Make an exact copy of all the material below, apart from the pictures.

## Recorded data
● ● ●
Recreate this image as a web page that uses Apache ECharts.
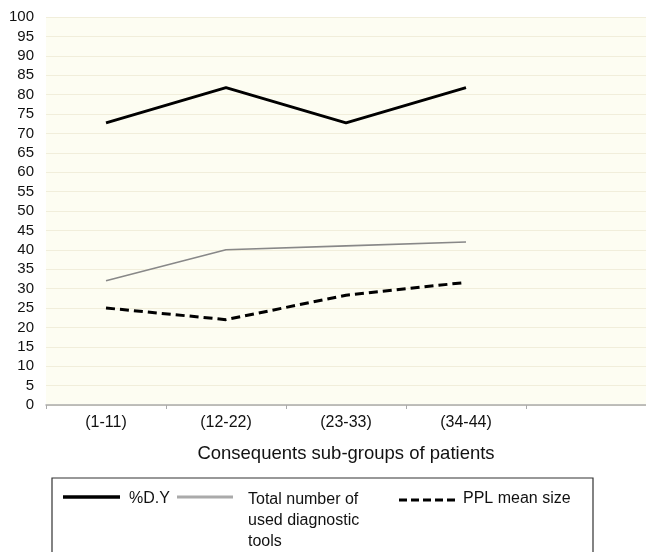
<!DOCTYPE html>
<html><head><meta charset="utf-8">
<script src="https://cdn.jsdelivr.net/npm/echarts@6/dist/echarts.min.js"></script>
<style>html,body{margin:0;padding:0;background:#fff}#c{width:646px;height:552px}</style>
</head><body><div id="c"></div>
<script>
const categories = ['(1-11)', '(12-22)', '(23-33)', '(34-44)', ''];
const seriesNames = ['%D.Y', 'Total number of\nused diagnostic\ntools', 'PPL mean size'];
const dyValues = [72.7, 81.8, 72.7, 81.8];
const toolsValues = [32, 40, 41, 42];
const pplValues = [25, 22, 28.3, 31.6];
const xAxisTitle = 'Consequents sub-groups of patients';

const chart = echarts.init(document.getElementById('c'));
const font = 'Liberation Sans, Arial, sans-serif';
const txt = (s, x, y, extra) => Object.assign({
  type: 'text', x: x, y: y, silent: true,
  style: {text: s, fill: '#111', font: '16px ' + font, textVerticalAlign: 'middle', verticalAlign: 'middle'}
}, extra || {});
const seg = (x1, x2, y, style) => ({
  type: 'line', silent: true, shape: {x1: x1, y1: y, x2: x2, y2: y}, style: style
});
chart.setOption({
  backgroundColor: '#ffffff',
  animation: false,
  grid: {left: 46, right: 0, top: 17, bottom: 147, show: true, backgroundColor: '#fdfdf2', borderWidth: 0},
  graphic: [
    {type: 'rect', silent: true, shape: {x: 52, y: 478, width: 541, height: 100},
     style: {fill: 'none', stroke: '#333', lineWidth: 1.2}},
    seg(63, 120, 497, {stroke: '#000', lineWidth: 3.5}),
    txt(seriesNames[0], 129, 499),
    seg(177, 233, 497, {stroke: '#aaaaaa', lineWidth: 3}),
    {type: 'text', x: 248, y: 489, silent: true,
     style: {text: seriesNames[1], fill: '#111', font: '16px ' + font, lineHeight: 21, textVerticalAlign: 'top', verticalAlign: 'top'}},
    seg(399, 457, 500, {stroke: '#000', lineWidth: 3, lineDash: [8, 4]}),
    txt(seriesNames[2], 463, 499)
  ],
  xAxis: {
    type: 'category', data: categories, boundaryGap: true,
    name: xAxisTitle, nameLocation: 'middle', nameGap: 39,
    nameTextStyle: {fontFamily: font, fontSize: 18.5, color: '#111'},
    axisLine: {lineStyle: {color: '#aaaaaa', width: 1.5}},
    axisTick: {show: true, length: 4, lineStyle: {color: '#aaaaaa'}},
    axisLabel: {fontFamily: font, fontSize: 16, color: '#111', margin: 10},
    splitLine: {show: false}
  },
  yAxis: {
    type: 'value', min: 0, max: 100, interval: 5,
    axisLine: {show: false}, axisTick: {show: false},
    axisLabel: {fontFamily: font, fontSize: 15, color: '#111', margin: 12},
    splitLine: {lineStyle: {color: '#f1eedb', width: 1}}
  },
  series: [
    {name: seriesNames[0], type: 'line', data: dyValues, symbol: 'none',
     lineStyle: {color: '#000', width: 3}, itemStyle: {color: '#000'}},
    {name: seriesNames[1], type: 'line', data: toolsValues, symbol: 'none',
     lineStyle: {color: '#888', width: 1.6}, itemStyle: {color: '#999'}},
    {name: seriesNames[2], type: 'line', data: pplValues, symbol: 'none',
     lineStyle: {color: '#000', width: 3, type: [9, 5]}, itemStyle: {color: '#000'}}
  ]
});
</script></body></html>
● ● ●
## Result of this exercise
Recreate this image as a web page that uses Apache ECharts.
<!DOCTYPE html>
<html><head><meta charset="utf-8">
<script src="https://cdn.jsdelivr.net/npm/echarts@6/dist/echarts.min.js"></script>
<style>html,body{margin:0;padding:0;background:#fff}#c{width:646px;height:552px}</style>
</head><body><div id="c"></div>
<script>
const categories = ['(1-11)', '(12-22)', '(23-33)', '(34-44)', ''];
const seriesNames = ['%D.Y', 'Total number of\nused diagnostic\ntools', 'PPL mean size'];
const dyValues = [72.7, 81.8, 72.7, 81.8];
const toolsValues = [32, 40, 41, 42];
const pplValues = [25, 22, 28.3, 31.6];
const xAxisTitle = 'Consequents sub-groups of patients';

const chart = echarts.init(document.getElementById('c'));
const font = 'Liberation Sans, Arial, sans-serif';
const txt = (s, x, y, extra) => Object.assign({
  type: 'text', x: x, y: y, silent: true,
  style: {text: s, fill: '#111', font: '16px ' + font, textVerticalAlign: 'middle', verticalAlign: 'middle'}
}, extra || {});
const seg = (x1, x2, y, style) => ({
  type: 'line', silent: true, shape: {x1: x1, y1: y, x2: x2, y2: y}, style: style
});
chart.setOption({
  backgroundColor: '#ffffff',
  animation: false,
  grid: {left: 46, right: 0, top: 17, bottom: 147, show: true, backgroundColor: '#fdfdf2', borderWidth: 0},
  graphic: [
    {type: 'rect', silent: true, shape: {x: 52, y: 478, width: 541, height: 100},
     style: {fill: 'none', stroke: '#333', lineWidth: 1.2}},
    seg(63, 120, 497, {stroke: '#000', lineWidth: 3.5}),
    txt(seriesNames[0], 129, 499),
    seg(177, 233, 497, {stroke: '#aaaaaa', lineWidth: 3}),
    {type: 'text', x: 248, y: 489, silent: true,
     style: {text: seriesNames[1], fill: '#111', font: '16px ' + font, lineHeight: 21, textVerticalAlign: 'top', verticalAlign: 'top'}},
    seg(399, 457, 500, {stroke: '#000', lineWidth: 3, lineDash: [8, 4]}),
    txt(seriesNames[2], 463, 499)
  ],
  xAxis: {
    type: 'category', data: categories, boundaryGap: true,
    name: xAxisTitle, nameLocation: 'middle', nameGap: 39,
    nameTextStyle: {fontFamily: font, fontSize: 18.5, color: '#111'},
    axisLine: {lineStyle: {color: '#aaaaaa', width: 1.5}},
    axisTick: {show: true, length: 4, lineStyle: {color: '#aaaaaa'}},
    axisLabel: {fontFamily: font, fontSize: 16, color: '#111', margin: 10},
    splitLine: {show: false}
  },
  yAxis: {
    type: 'value', min: 0, max: 100, interval: 5,
    axisLine: {show: false}, axisTick: {show: false},
    axisLabel: {fontFamily: font, fontSize: 15, color: '#111', margin: 12},
    splitLine: {lineStyle: {color: '#f1eedb', width: 1}}
  },
  series: [
    {name: seriesNames[0], type: 'line', data: dyValues, symbol: 'none',
     lineStyle: {color: '#000', width: 3}, itemStyle: {color: '#000'}},
    {name: seriesNames[1], type: 'line', data: toolsValues, symbol: 'none',
     lineStyle: {color: '#888', width: 1.6}, itemStyle: {color: '#999'}},
    {name: seriesNames[2], type: 'line', data: pplValues, symbol: 'none',
     lineStyle: {color: '#000', width: 3, type: [9, 5]}, itemStyle: {color: '#000'}}
  ]
});
</script></body></html>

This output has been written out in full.